One down, seven to go.
Seven weeks of wearing a gargantuan medical walking boot because I have and teensy-eensy tiny li'l stress fracture on the top of my foot. Prior to seeking medical help, my foot hurt only when I exercised. And for a little while after I exercised. Other than that, no problems.
I'm trying to lower my cholesterol and live slightly healthier. Towards that end, the only lifestyle change I've managed to embrace is exercise. I actually like it. Even looked forward to it, vaguely. (Actually, what I enjoy is listening to audio books while I'm walking. Before the boot I was in the middle of the first Dexter novel. Luckily I have a long drive coming up in April and I'll be able to finish it off. So to speak.)
Every morning for years I have worked out for at least half an hour. Lately I added a three mile walk in the evenings. That was all well and good until I added in a bit of jogging. Quite honestly, Baptists should have foregone the anti-dance crusade and gone with an anti-jog crusade. Jogging has to be a more devilish form of movement than dancing. I, for one, feel certain that people are closer to hellfire and damnation when jogging than when dancing. Joggers are Satan's bobble-heads.
So, anyway, I wanted to keep exercising, so I figured I should get my injury treated.
And now I'm stuck in this boot for two months. The boot makes my foot hurt worse. I've finally figured out the reasoning behind the treatment. It's not that the boot is beneficial per se, it's that it is so cumbersome and uncomfortable that you'd just as soon sit as walk, so you stay off your foot and that gives it time to heal.
As you can imagine, this has played hell with my cardio plan. I still go to the "gym" in the mornings. It's actually the physical therapy department at the surprisingly vibrant little local hospital. Since I can't walk, run, flail about on the elliptical machine or wedgie myself with the stationary bike, I have been lifting weights - mostly dumbbells.

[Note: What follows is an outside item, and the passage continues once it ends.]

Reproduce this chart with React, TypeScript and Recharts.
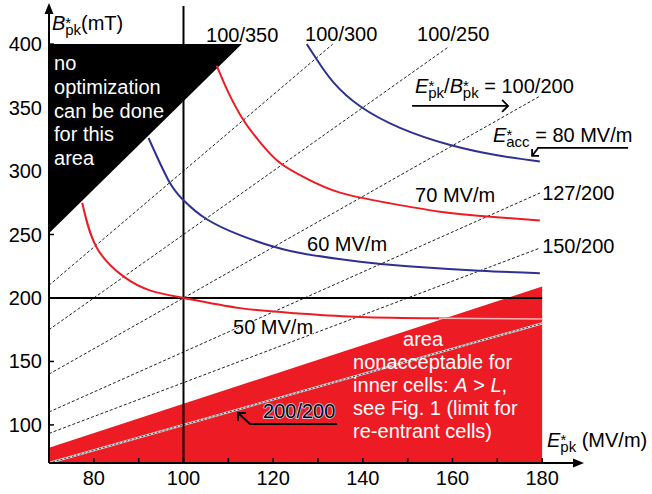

This morning I graduated from the sissy weights (color coordinated, rubber coated rods which only went up to 9 pounds) to the bad-ass weights (grimy iron dumbbells on a steel rack that make your palms smell funny and have a minimum heft of 15 pounds). I managed to do all the same exercises with the heavier free weights.
And now I think I am going to die.
However, despite the moans and groans, my morning workout compadres all agreed that they would not want to take me on in a fist fight. They were also nice enough not to point out that all they'd have to do to win the fight is step out of arm's reach. Regardless, that was the encouragement I needed to get me back there tomorrow.
Even if I can't lift my arms and have to just sit there and stare at the barbells.